Pets for Christmas Presents in 2020
Updated on July 9, 2019
In general, pets as Christmas presents are a very bad idea. Both for the pet and the person receiving the pet. Adopting an animal into the family is very much like having a child. You would not just hand someone a baby for Christmas!
Christmas is a time when families get together. There is a lot of joyful chaos and people rushing here and there with many things to do. In all this, it is very easy to forget the puppy needs a walk, or there is a tiny kitten underfoot which is constantly getting stepped on. In all the confusion new responsibilities can easily be forgotten, such as walking or feeding the puppy.
Animals and especially young animals thrive on routine. They like to be fed at a certain time and in a certain place, and often a certain food. Holidays can be hard even on seasoned pets as strangers invade their space and special occasions disturb their daily routine.
For a young animal, this bedlam, however cheerful, can make it seem like they’ve just arrived in a very bad place. Their mother and the brothers and sisters they know, the caretaker humans who are so familiar to them, all of them have somehow disappeared and been replaced by a gang of strangers. All their familiar routines are disrupted. They have to become accustomed to a new place to sleep, a new food, new place to eat, a new time to eat, and, of course, when and where they are allowed to go to the bathroom. How overwhelming this must be for a young animal!
For the person who receives the pet, and their family it can be equally difficult. They may or may not have wanted the pet at all. It is not uncommon for a child to beg for a pet that is inappropriate or that their family is unwilling or unable to care for. If they get a puppy from Auntie for Christmas, by New Years the puppy may find itself at the Animal Shelter waiting to die, or abandoned somewhere to suffer a slower and more painful death. Never give a pet for Christmas unless you are sure that the entire family, everyone living in the home the pet is going to, welcomes the new addition.

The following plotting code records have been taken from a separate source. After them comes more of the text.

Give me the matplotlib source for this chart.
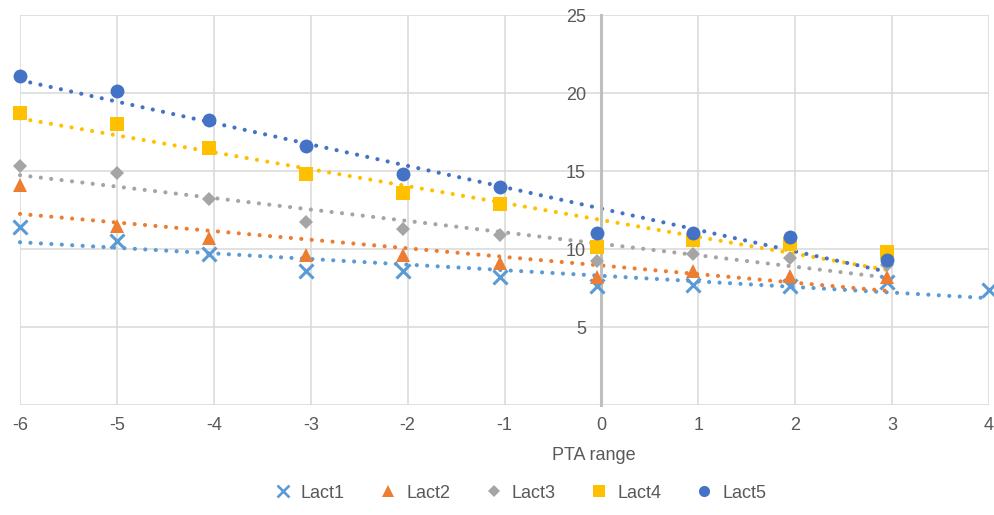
import numpy as np
import matplotlib
matplotlib.use("Agg")
import matplotlib.pyplot as plt
from matplotlib.lines import Line2D

plt.rcParams['font.family'] = ['Liberation Sans', 'DejaVu Sans']
plt.rcParams['axes.unicode_minus'] = False

x_main = [-6.0, -5.0, -4.05, -3.05, -2.05, -1.05, -0.05, 0.95, 1.95, 2.95]
x_lact1 = x_main + [4.0]

lact1 = [11.4, 10.5, 9.7, 8.6, 8.6, 8.2, 7.6, 7.7, 7.6, 7.9, 7.4]
lact2 = [14.1, 11.5, 10.7, 9.6, 9.6, 9.1, 8.2, 8.6, 8.3, 8.2]
lact3 = [15.3, 14.9, 13.2, 11.7, 11.3, 10.9, 9.2, 9.7, 9.4, 9.0]
lact4 = [18.7, 18.0, 16.5, 14.8, 13.6, 12.9, 10.1, 10.6, 10.3, 9.8]
lact5 = [21.1, 20.1, 18.3, 16.6, 14.8, 14.0, 11.0, 11.0, 10.8, 9.3]

names = ['Lact1', 'Lact2', 'Lact3', 'Lact4', 'Lact5']
colors = ['#5B9BD5', '#ED7D31', '#A5A5A5', '#FFC000', '#4472C4']
markers = ['x', '^', 'D', 's', 'o']
msizes = [10, 10, 7.5, 9.5, 10]

x_ticks = [-6, -5, -4, -3, -2, -1, 0, 1, 2, 3, 4]
y_ticks = [0, 5, 10, 15, 20, 25]
y_labels = ['', '5', '10', '15', '20', '25']

series = [(x_lact1, lact1), (x_main, lact2), (x_main, lact3), (x_main, lact4), (x_main, lact5)]

fig = plt.figure(figsize=(9.95, 5.15), dpi=100)
ax = fig.add_axes([20/995, 1-405/515, 969/995, 390/515])

ax.set_xlim(-6, 4)
ax.set_ylim(0, 25)
ax.set_xticks(x_ticks)
ax.set_yticks(y_ticks)
ax.set_yticklabels(y_labels)
ax.grid(True, color='#D9D9D9', linewidth=1.1)
ax.set_axisbelow(True)
for s in ['top', 'right', 'bottom']:
    ax.spines[s].set_visible(False)
ax.spines['left'].set_position(('data', 0))
ax.spines['left'].set_color('#BFBFBF')
ax.spines['left'].set_linewidth(2.2)
ax.tick_params(axis='both', length=0, labelsize=13, labelcolor='#595959')
ax.tick_params(axis='x', pad=9)
ax.tick_params(axis='y', pad=11)

for (xs, ys), c, m, ms, n in zip(series, colors, markers, msizes, names):
    xs = np.array(xs); ys = np.array(ys)
    k, b = np.polyfit(xs, ys, 1)
    xt = np.array([xs.min(), xs.max()])
    ax.plot(xt, k*xt + b, color=c, linewidth=3.0, linestyle=(0, (0.01, 2.5)),
            dash_capstyle='round', zorder=2, clip_on=False)
    if m == 'x':
        ax.plot(xs, ys, linestyle='none', marker=m, markersize=ms, color=c,
                markeredgewidth=2.2, zorder=3, clip_on=False)
    else:
        ax.plot(xs, ys, linestyle='none', marker=m, markersize=ms, color=c,
                markeredgewidth=0, zorder=3, clip_on=False)

fig.text(594/995, 1-455/515, 'PTA range', ha='center', va='center',
         fontsize=13, color='#595959')

handles = []
for c, m, ms in zip(colors, markers, msizes):
    if m == 'x':
        handles.append(Line2D([], [], linestyle='none', marker=m, color=c,
                              markersize=9, markeredgewidth=1.9))
    else:
        handles.append(Line2D([], [], linestyle='none', marker=m, color=c,
                              markersize=8 if m != 'D' else 6, markeredgewidth=0))
leg = fig.legend(handles, names, loc='center', bbox_to_anchor=(521/995, 1-493/515),
                 ncol=5, frameon=False, fontsize=13, handlelength=0.8,
                 handletextpad=0.6, columnspacing=2.0)
for t in leg.get_texts():
    t.set_color('#595959')

fig.savefig('out.png', dpi=100)
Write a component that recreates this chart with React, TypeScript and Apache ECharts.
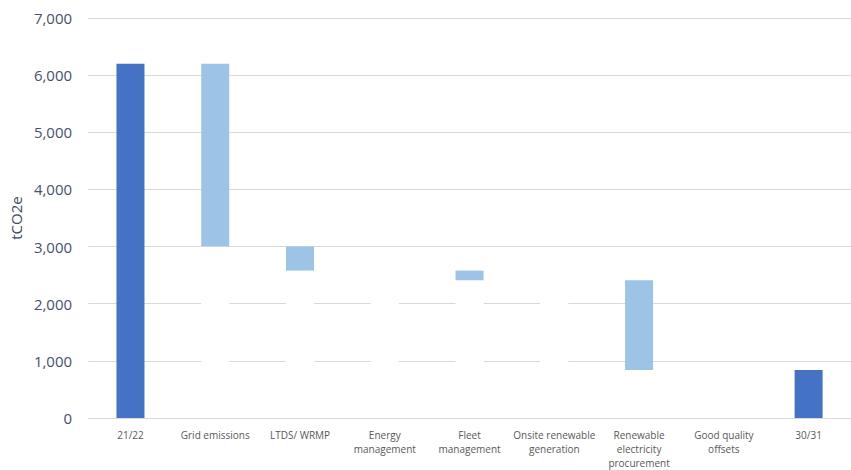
import React, { useEffect, useRef } from "react";
import * as echarts from "echarts";

const categories = [
  "21/22",
  "Grid emissions",
  "LTDS/ WRMP",
  "Energy\nmanagement",
  "Fleet\nmanagement",
  "Onsite renewable\ngeneration",
  "Renewable\nelectricity\nprocurement",
  "Good quality\noffsets",
  "30/31",
];
// totals (only first and last columns)
const totals = [6200, null, null, null, null, null, null, null, 840];
// reductions for each intermediate step
const reductions = [null, 3200, 420, 0, 170, 0, 1570, 0, null];
const yTicks = { min: 0, max: 7000, interval: 1000 };

export default function App() {
  const ref = useRef<HTMLDivElement>(null);
  useEffect(() => {
    if (!ref.current) return;
    const chart = echarts.init(ref.current, undefined, { renderer: "svg" });
    const base: number[] = [];
    let running = 0;
    categories.forEach((_, i) => {
      const t = totals[i];
      const r = reductions[i];
      if (t != null) {
        base.push(0);
        running = t;
      } else {
        running = running - (r || 0);
        base.push(running);
      }
    });
    const totalData = totals.map((t) => (t == null ? "-" : t));
    const redData = reductions.map((r) => (r == null ? "-" : r));
    chart.setOption({
      animation: false,
      grid: { left: 87, top: 18, width: 775, height: 403.5 },
      xAxis: {
        type: "category",
        data: categories,
        axisLine: { lineStyle: { color: "#d9d9d9", width: 1 } },
        axisTick: { show: false },
        axisLabel: {
          color: "#595959",
          fontSize: 10,
          fontFamily: "Open Sans",
          lineHeight: 14,
          margin: 10,
          interval: 0,
        },
      },
      yAxis: {
        type: "value",
        min: yTicks.min,
        max: yTicks.max,
        interval: yTicks.interval,
        name: "tCO2e",
        nameLocation: "middle",
        nameGap: 62,
        nameRotate: 90,
        nameTextStyle: { color: "#3b4766", fontSize: 15, fontFamily: "Open Sans" },
        axisLine: { show: false },
        axisTick: { show: false },
        splitLine: { lineStyle: { color: "#d9d9d9", width: 1 } },
        axisLabel: {
          color: "#48506e",
          fontSize: 15,
          fontFamily: "Open Sans",
          margin: 16,
          formatter: (v: number) => v.toLocaleString("en-US"),
        },
      },
      series: [
        {
          name: "base",
          type: "bar",
          stack: "w",
          barWidth: 28,
          data: base,
          itemStyle: { color: "#ffffff" },
          silent: true,
        },
        {
          name: "total",
          type: "bar",
          stack: "w",
          barWidth: 28,
          data: totalData,
          itemStyle: { color: "#4472c4" },
        },
        {
          name: "reduction",
          type: "bar",
          stack: "w",
          barWidth: 28,
          data: redData,
          itemStyle: { color: "#9dc3e6" },
        },
      ],
    });
    return () => chart.dispose();
  }, []);
  return (
    <div
      ref={ref}
      style={{ position: "fixed", left: 0, top: 0, width: 851, height: 470, background: "#fff" }}
    />
  );
}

With the best intentions in the world, a child will beg for a pet and promise to care for it. But children are not in complete control of their worlds or their time. They are still exploring their likes and dislikes, and the puppy that was so important to them last week may be forgotten this week. Playing and walking the puppy might become too time-consuming once soccer season begins. Children are also not generally aware of the financial facts of life and pets need vet care, food, toys, shelter, and all of these things cost money. Money, their parents, may or may not have to spare.
Another problem often occurs when someone other than the family chooses a pet. Perhaps you like very hyper, happy dogs, but the family in question prefers a nice, quiet animal. The puppy you would choose is a wonderful puppy – but not the right puppy for them! Both the animal and the family will be unhappy. The family is faced with dealing with a dog they do not like very much, or disposing of him either by finding a more compatible home - or again, off to the Shelter to die.
Special note about ponies: every horse person, every animal shelter, has seen their share of the horrible misery that ponies endure at the hands of ignorant or neglectful owners. Ponies and horses take a great deal more care than smaller pets. Just because someone has moved into a new home “with room for a pony” does not mean that they have the knowledge and funds to care for such a high maintenance animal.
For the child who is begging for a pony, I suggest that you find a local stable that gives riding lessons. The most responsible ones will also include horsemanship in their training. That is information about caring for a horse or pony. The child will learn about shoeing, regular vet care, the importance of regular feeding and many other things necessary for the well being of a horse or pony. They will also learn just how much work is involved! A gift certificate for several months worth of riding lessons will allow the family involved to find out just what they are getting into, and if their interest and finances are up to it.
Perhaps you have considered all of these things, and know the family truly wants a pet. Still, the holidays are a very chaotic time, a terrible time to make a new family addition. Here is my suggestion. Instead of buying the puppy, kitten, pony or ferret – purchase one of those wonderful small plush toy versions of the animal. Pack it into a pretty package with a certificate you can draw up or print on your computer that says “this little puppy is to hold the place in your heart for the real puppy who will arrive (and a good date you have chosen after consulting with the family)” After the holidays the entire family and the gift giver can go together to chose the pet they desire. Then the family will gain a new member who is completely compatible with them and their needs at a time when they are best able to greet this new family addition and see to the animal's needs as well.
Originally posted 2018-12-10 03:56:41.